Improving stability and thermal properties of TiO2-based nanofluids for concentrating solar energy using two methods of preparation

Nanofluids are considered a promising alternative to the classic fluids used in heat transfer processes. One interesting application of nanofluids is their use as a heat transfer fluid in thermosolar plants, such as those using concentrating solar power (CSP) technology. Therefore, this study presents the preparation of nanofluids based on TiO2 nanoparticles and the most common thermal oil used in CSP plants.
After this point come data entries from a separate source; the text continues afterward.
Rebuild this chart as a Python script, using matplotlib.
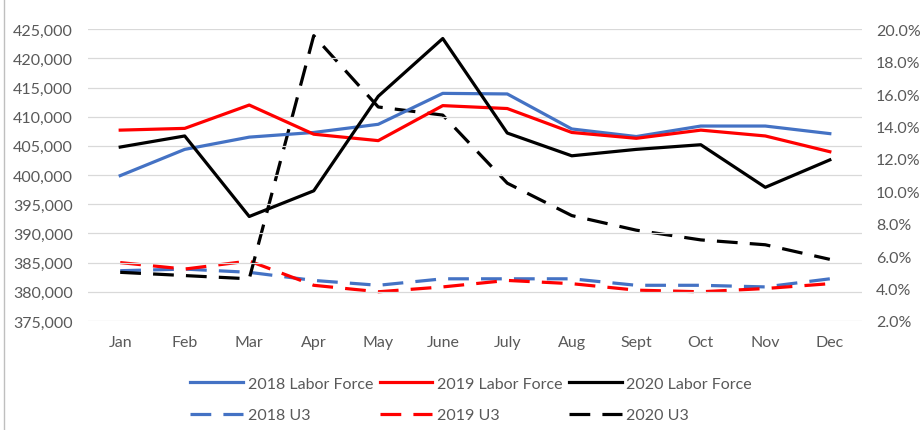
import matplotlib.pyplot as plt
import matplotlib.ticker as ticker
from matplotlib.lines import Line2D

plt.rcParams['font.family'] = ['Lato', 'DejaVu Sans']

months = ['Jan', 'Feb', 'Mar', 'Apr', 'May', 'June', 'July', 'Aug', 'Sept', 'Oct', 'Nov', 'Dec']

# labor force (left axis)
lf_2018 = [399900, 404400, 406500, 407300, 408700, 414000, 413900, 407900, 406600, 408400, 408400, 407100]
lf_2019 = [407700, 408000, 412000, 407000, 405900, 411900, 411400, 407300, 406300, 407700, 406700, 404000]
lf_2020 = [404800, 406700, 392900, 397300, 413500, 423400, 407200, 403300, 404400, 405200, 397900, 402600]

# U3 unemployment rate, percent (right axis)
u3_2018 = [5.1, 5.2, 5.0, 4.5, 4.2, 4.6, 4.6, 4.6, 4.2, 4.2, 4.1, 4.6]
u3_2019 = [5.6, 5.2, 5.7, 4.2, 3.8, 4.1, 4.5, 4.3, 3.9, 3.8, 4.0, 4.3]
u3_2020 = [5.0, 4.8, 4.6, 19.6, 15.2, 14.7, 10.5, 8.5, 7.6, 7.0, 6.7, 5.8]

blue = '#4472C4'
red = '#FF0000'
black = '#000000'
grey = '#595959'
dash = (6.5, 3.8)

fig = plt.figure(figsize=(9.22, 4.31), dpi=100)
ax = fig.add_axes([0.0954, 0.253, 0.8396, 0.677])
ax2 = ax.twinx()

x = list(range(len(months)))
lw = 2.3

ax2.plot(x, u3_2018, color=blue, lw=lw, dashes=dash)
ax2.plot(x, u3_2019, color=red, lw=lw, dashes=dash)
ax2.plot(x, u3_2020, color=black, lw=lw, dashes=dash)
ax.plot(x, lf_2018, color=blue, lw=lw)
ax.plot(x, lf_2019, color=red, lw=lw)
ax.plot(x, lf_2020, color=black, lw=lw)

ax.set_zorder(ax2.get_zorder() + 1)
ax.patch.set_visible(False)

ax.set_xlim(-0.5, 11.5)
ax.set_ylim(375000, 425000)
ax2.set_ylim(2, 20)
ax.yaxis.set_major_locator(ticker.MultipleLocator(5000))
ax.yaxis.set_major_formatter(ticker.FuncFormatter(lambda v, p: f'{v:,.0f}'))
ax2.yaxis.set_major_locator(ticker.MultipleLocator(2))
ax2.yaxis.set_major_formatter(ticker.FuncFormatter(lambda v, p: f'{v:.1f}%'))
ax.set_xticks(x)
ax.set_xticklabels(months)

ax.grid(axis='y', color='#D9D9D9', lw=0.9)
ax.set_axisbelow(True)
for a in (ax, ax2):
    for s in a.spines.values():
        s.set_visible(False)
    a.tick_params(length=0, labelsize=11.5, labelcolor=grey)
ax.tick_params(axis='y', pad=11)
ax.tick_params(axis='x', pad=10)
ax2.tick_params(axis='y', pad=10)

handles = [
    Line2D([], [], color=blue, lw=lw),
    Line2D([], [], color=blue, lw=lw, dashes=dash),
    Line2D([], [], color=red, lw=lw),
    Line2D([], [], color=red, lw=lw, dashes=dash),
    Line2D([], [], color=black, lw=lw),
    Line2D([], [], color=black, lw=lw, dashes=dash),
]
labels = ['2018 Labor Force', '2018 U3', '2019 Labor Force', '2019 U3',
          '2020 Labor Force', '2020 U3']
leg = fig.legend(handles, labels, ncol=3, loc='center', bbox_to_anchor=(0.511, 0.071),
                 frameon=False, fontsize=11.5, handlelength=3.3, handletextpad=0.3,
                 columnspacing=0.4, labelspacing=1.1, labelcolor=grey)

# chart frame edge on the left
fig.add_artist(Line2D([0.004, 0.004], [0, 1], color='#BFBFBF', lw=1, transform=fig.transFigure))

fig.savefig('out.png', dpi=100)
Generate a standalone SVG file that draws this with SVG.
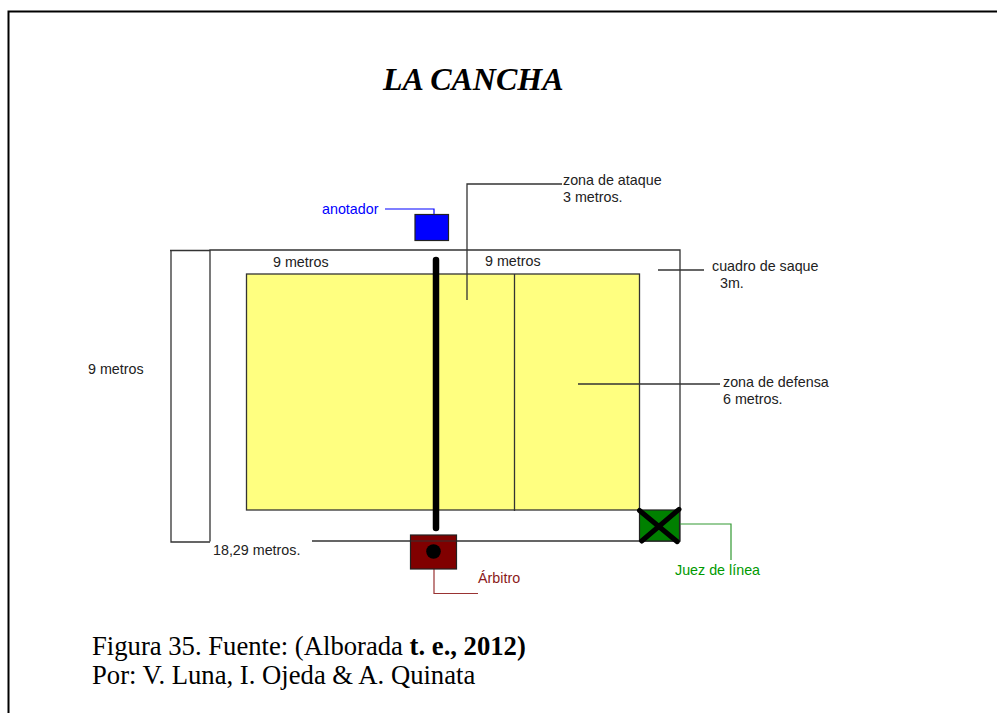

The nanofluids were prepared using a one-step method by means of the solvothermal synthesis of TiO2 and also using a two-step method by means of ultrasonic waves and stabilizing the nanoparticles using 1-octadecanethiol as a surfactant. The stability of the nanofluids was analysed using UV–Vis spectroscopy, particle size and ζ potential measurements. The formation of TiO2 nanoparticles in the one-step method was detected using X-ray diffraction, Fourier-transform infrared spectroscopy and X-ray photoelectron spectroscopy. Thermophysical properties were also measured obtaining an atypical improvement of isobaric specific heat of up to 25.4% for the nanofluids prepared by the two-step method. For the nanofluids prepared by the two-step and one-step methods, thermal conductivity increased by up to 52.7% and 31.4% at higher temperatures, respectively. Finally, enhancements of up to 35.4% of the heat transfer coefficient were estimated, which means these nanofluids are suitable for being used as heat transfer fluids in CSP plants.